Ainsi, un débutant a tendance à surévaluer ses compétences. C’est vrai dans de nombreux domaines, mais peut-être encore plus en Bourse ! Cette surconfiance se traduit par certains comportements que je considère dangereux :
Croire qu’on peut faire beaucoup mieux que les indices ou que les meilleurs investisseurs ;
Croire qu’on peut y faire fortune rapidement ;
Croire qu’on est capable d’identifier les prochaines grandes stars boursières ;
Favoriser les titres de petites sociétés ou de sociétés en démarrage ;
Investir sur marge (ou utiliser des options) ;
Croire que les principes de diversification ne s’appliquent pas à nous ;
Croire qu’on peut prédire les mouvements boursiers.
3. La tendance à se conformer
Une des choses que je remarque ces temps-ci est que les grandes sociétés technologiques semblent toutes se lancer dans des investissements massifs similaires en IA. La seule qui semble avoir pris un chemin différent est Apple.
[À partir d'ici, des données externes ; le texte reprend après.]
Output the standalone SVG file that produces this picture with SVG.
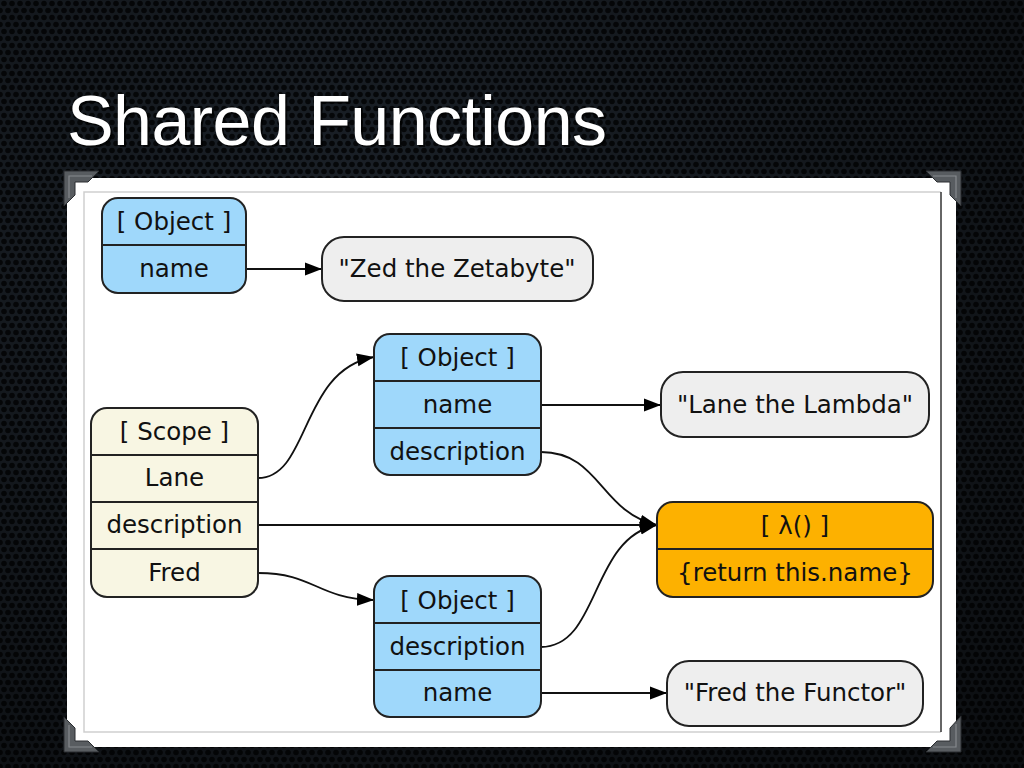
<svg xmlns="http://www.w3.org/2000/svg" width="1024" height="768" viewBox="0 0 1024 768">
<defs>
<pattern id="holes" width="8" height="14" patternUnits="userSpaceOnUse">
<rect width="8" height="14" fill="#1b2128"/>
<circle cx="4" cy="3.5" r="2.8" fill="#06080a"/>
<circle cx="0" cy="10.5" r="2.8" fill="#06080a"/>
<circle cx="8" cy="10.5" r="2.8" fill="#06080a"/>
</pattern>
<radialGradient id="vig" cx="0.35" cy="0.3" r="0.9">
<stop offset="0" stop-color="#000" stop-opacity="0"/>
<stop offset="1" stop-color="#000" stop-opacity="0.55"/>
</radialGradient>
<marker id="arr" markerWidth="18" markerHeight="14" refX="17" refY="7" orient="auto" markerUnits="userSpaceOnUse">
<path d="M0,0.5 L17,7 L0,13.5 z" fill="#000"/>
</marker>
<style>
.t{font-family:"DejaVu Sans",sans-serif;font-size:24.5px;fill:#111;text-anchor:middle}
.n{stroke:#222;stroke-width:2}
.blue{fill:#9fd8fb}
.beige{fill:#f8f6e3}
.orange{fill:#fdb100}
.grey{fill:#eeeeee}
.sep{stroke:#222;stroke-width:2}
.e{fill:none;stroke:#111;stroke-width:1.8;marker-end:url(#arr)}
.br{fill:#585c60;stroke:#2a2d30;stroke-width:1}
.brh{fill:none;stroke:#85898d;stroke-width:1.2}
</style>
</defs>
<rect width="1024" height="768" fill="url(#holes)"/>
<rect width="1024" height="768" fill="url(#vig)"/>
<text x="69" y="147" font-family="Liberation Sans, Arial, sans-serif" font-size="70" fill="#000" opacity="0.7" textLength="540">Shared Functions</text>
<text x="67" y="145" font-family="Liberation Sans, Arial, sans-serif" font-size="70" fill="#ffffff" textLength="540">Shared Functions</text>
<rect x="67" y="178" width="889" height="569" fill="#ffffff"/>
<path d="M941,192 H84 V732 H941" fill="none" stroke="#cfcfcf" stroke-width="1.5"/>
<path d="M941,192 V732" fill="none" stroke="#333" stroke-width="1.5"/>
<g id="corners">
<polygon class="br" points="64,171 99,171 88,182 75,182 75,195 64,206"/>
<polyline class="brh" points="69,198 69,176 92,176"/>
<polygon class="br" points="961,171 926,171 937,182 950,182 950,195 961,206"/>
<polyline class="brh" points="956,198 956,176 933,176"/>
<polygon class="br" points="64,752 99,752 88,741 75,741 75,728 64,717"/>
<polyline class="brh" points="69,725 69,747 92,747"/>
<polygon class="br" points="961,752 926,752 937,741 950,741 950,728 961,716"/>
<polyline class="brh" points="956,724 956,747 933,747"/>
</g>
<g id="connectors">
<path class="e" d="M246,269 H322"/>
<path class="e" d="M541,405 H661"/>
<path class="e" d="M541,452 C600,452 600,512 657,525"/>
<path class="e" d="M258,478 C310,478 300,370 374,357"/>
<path class="e" d="M258,525 H657"/>
<path class="e" d="M258,573 C315,573 315,598 374,600"/>
<path class="e" d="M541,647 C600,647 590,538 657,525"/>
<path class="e" d="M541,693 H667"/>
</g>
<g id="object1">
<rect class="n blue" x="102" y="198" width="144" height="95" rx="16"/>
<line class="sep" x1="102" y1="245" x2="246" y2="245"/>
<text class="t" x="174" y="230">[ Object ]</text>
<text class="t" x="174" y="277">name</text>
</g>
<g id="zed">
<rect class="n grey" x="322" y="237" width="271" height="64" rx="22"/>
<text class="t" x="457" y="277">"Zed the Zetabyte"</text>
</g>
<g id="object2">
<rect class="n blue" x="374" y="334" width="167" height="141" rx="16"/>
<line class="sep" x1="374" y1="381" x2="541" y2="381"/>
<line class="sep" x1="374" y1="428" x2="541" y2="428"/>
<text class="t" x="457.5" y="366">[ Object ]</text>
<text class="t" x="457.5" y="413">name</text>
<text class="t" x="457.5" y="460">description</text>
</g>
<g id="lane">
<rect class="n grey" x="661" y="372" width="268" height="65" rx="22"/>
<text class="t" x="795" y="413">"Lane the Lambda"</text>
</g>
<g id="scope">
<rect class="n beige" x="91" y="408" width="167" height="189" rx="16"/>
<line class="sep" x1="91" y1="455" x2="258" y2="455"/>
<line class="sep" x1="91" y1="502" x2="258" y2="502"/>
<line class="sep" x1="91" y1="549" x2="258" y2="549"/>
<text class="t" x="174.5" y="440">[ Scope ]</text>
<text class="t" x="174.5" y="486">Lane</text>
<text class="t" x="174.5" y="533">description</text>
<text class="t" x="174.5" y="581">Fred</text>
</g>
<g id="lambda">
<rect class="n orange" x="657" y="502" width="276" height="95" rx="16"/>
<line class="sep" x1="657" y1="549" x2="933" y2="549"/>
<text class="t" x="795" y="534">[ λ() ]</text>
<text class="t" x="795" y="581">{return this.name}</text>
</g>
<g id="object3">
<rect class="n blue" x="374" y="576" width="167" height="141" rx="16"/>
<line class="sep" x1="374" y1="623" x2="541" y2="623"/>
<line class="sep" x1="374" y1="670" x2="541" y2="670"/>
<text class="t" x="457.5" y="609">[ Object ]</text>
<text class="t" x="457.5" y="655">description</text>
<text class="t" x="457.5" y="701">name</text>
</g>
<g id="fred">
<rect class="n grey" x="667" y="661" width="256" height="65" rx="22"/>
<text class="t" x="795" y="701">"Fred the Functor"</text>
</g>
</svg>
La pression institutionnelle est énorme pour ces entreprises d’investir dans l’IA, car elles craignent de manquer le coche, et il est beaucoup plus sécurisant de copier les autres que de faire cavalier seul.
Le même phénomène s’observe, selon moi, chez les investisseurs en ce moment. Nombre d’entre eux ne peuvent s’empêcher de participer à la vague qui emporte la plupart des titres de sociétés liées à l’IA.
4. Le biais que crée l’envie
Il est malsain et dangereux d’envier son voisin qui fait « une fortune en Bourse ». Il est courant ces jours-ci d’entendre des investisseurs se vanter d’avoir obtenu des rendements exceptionnels au cours des derniers mois. Mais est-ce une raison pour les suivre et prendre autant de risques ?
Pour se prémunir contre les biais psychologiques, il est essentiel de les comprendre, de savoir les identifier chez les autres et chez soi. Comme l’aurait dit Socrate, « Connais-toi toi-même ». C’est particulièrement important en investissement.